QUARTIER SAINT-MICHEL

Le quartier Saint-Michel offre plusieurs particularités qui fondent son identité si particulière.

Situé en centre-ville, doté d’un patrimoine remarquable, il n’en est pas moins un des quartiers les plus populaires et les plus pauvres de Bordeaux. Il s’articule autour de la place de l’église, lieu collectif et espace public très investi où les différentes origines et générations co-habitent de façon plutôt harmonieuse. Cette place est un haut-lieu de commerce, de part tous ceux qui sont implantés sur son pourtour et les rues adjacentes, mais aussi pour le marché : samedi l’alimentaire, dimanche la brocante, lundi les tissus et les Puces le reste de la semaine. Au bout de la rue Clare, on débouche sur le Marché des Capucins, ancien Rungis bordelais, mais encore aujourd’hui marché au détail principal de la ville, ouvert tous les jours sauf le lundi.

Saint-Michel est quartier d’accueil des populations migrantes. Les Portugais et Espagnols remontant la nationale 10 à la recherche d’emploi sont venus s’y installer au début du XIXe ; les Maghrébins et les Turcs sont arrivés à partir des années 60, et depuis 5-6 ans, ce sont des populations roumaines et bulgares qui s’installent à leur tour.

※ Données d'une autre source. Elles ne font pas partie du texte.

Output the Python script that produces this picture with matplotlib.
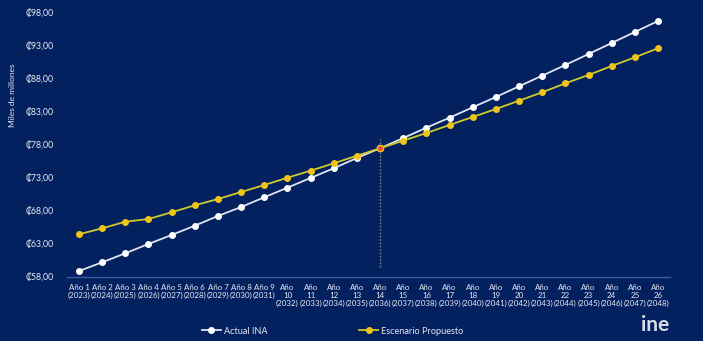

On dit que Saint-Michel est un sas obligé ; même si l’on part ailleurs après, on passe d’abord un an ou deux ici, et l’on peut prévoir les vagues d’immigration sur le reste de la ville un an ou deux en avance en regardant St-Michel.

Chahuts a travaillé sur les mythes du quartier et en a relevé trois :

* le quartier mal-famé, plaque tournante de la drogue et des agressions

* le quartier exotique, où l’on irait boire un thé à la menthe et sentir les épices comme on part en voyage

* le village gaulois, quartier de résistance(s), de solidarité, d’éthique

Comme tout mythe, chacun d’entre eux se base sur un mélange entre vérité et fantasme que chacun-e argumente lors de discussions houleuses, parlant au final beaucoup plus de soi-même et de ses propres valeurs (et en ce qui concerne Chahuts, c’est l’espace exact qui nous intéresse, celui de la sensibilité, loin d’une vérité hiératique et totalitaire).



9 choses grâce auxquelles on sait qu’on est à Saint-Michel :

  1. les enfants qui jouent seuls sur la Place et les mères qui les surveillent des fenêtres
  2. les résidus des Puces qui traînent toute la journée et génèrent un éco-système de ré-utilisation permanent
  3. l’habitude que chacun-e a de se vêtir et se meubler en piochant dans les rues, dans les cartons laissés là à dessein par d’autres habitant-e-s, puis de ré-alimenter la rue avec ses propres fringues un peu passées et ce fauteuil qu’on n’a plus envie de voir.
  4. les artistes et étudiants qui forment une grande partie des habitant-e-s, puisque le quartier est bordé par plusieurs écoles d’art (Conservatoire, Beaux-Arts, Estba) ainsi que l’IUT Michel de Montaigne (journalisme, communication, animation socio-culturelle)
  5. les sens en éveil des odeurs, spécialités culinaires, oreilles à l’écoute des différentes langues
  6. le mélange arty-rock-underground, familles, vieux Arabes anciens combattants ou harkis, étudiants, bourgeois « cools », mendiants
  7. les murs qui parlent : tags politiques, expression artistique, expression tout court
  8. les mêmes airs musicaux de synthé ou violons répétés sans fin pour quelques pièces
  9. la vie, le bruit, les éclats de voix, les petits restos, les bars la nuit, la bière à flots et la plus petite rue de la soif du monde (rue Mauriac)


Les questions qui agitent Saint-Michel depuis de nombreuses années sont celles de la peur de la perte de son identité, du départ des populations pauvres vers d’autres quartiers à cause de la réhabilitation du quartier et de la hausse inéluctable des loyers, en bref, ce qu’on appelle la gentrification.

NB : cette vision du quartier prête sans doute à discussion et controverse puisqu’elle est subjective. Nous ne disons pas qu’elle est juste ; nous disons juste que c’est la nôtre.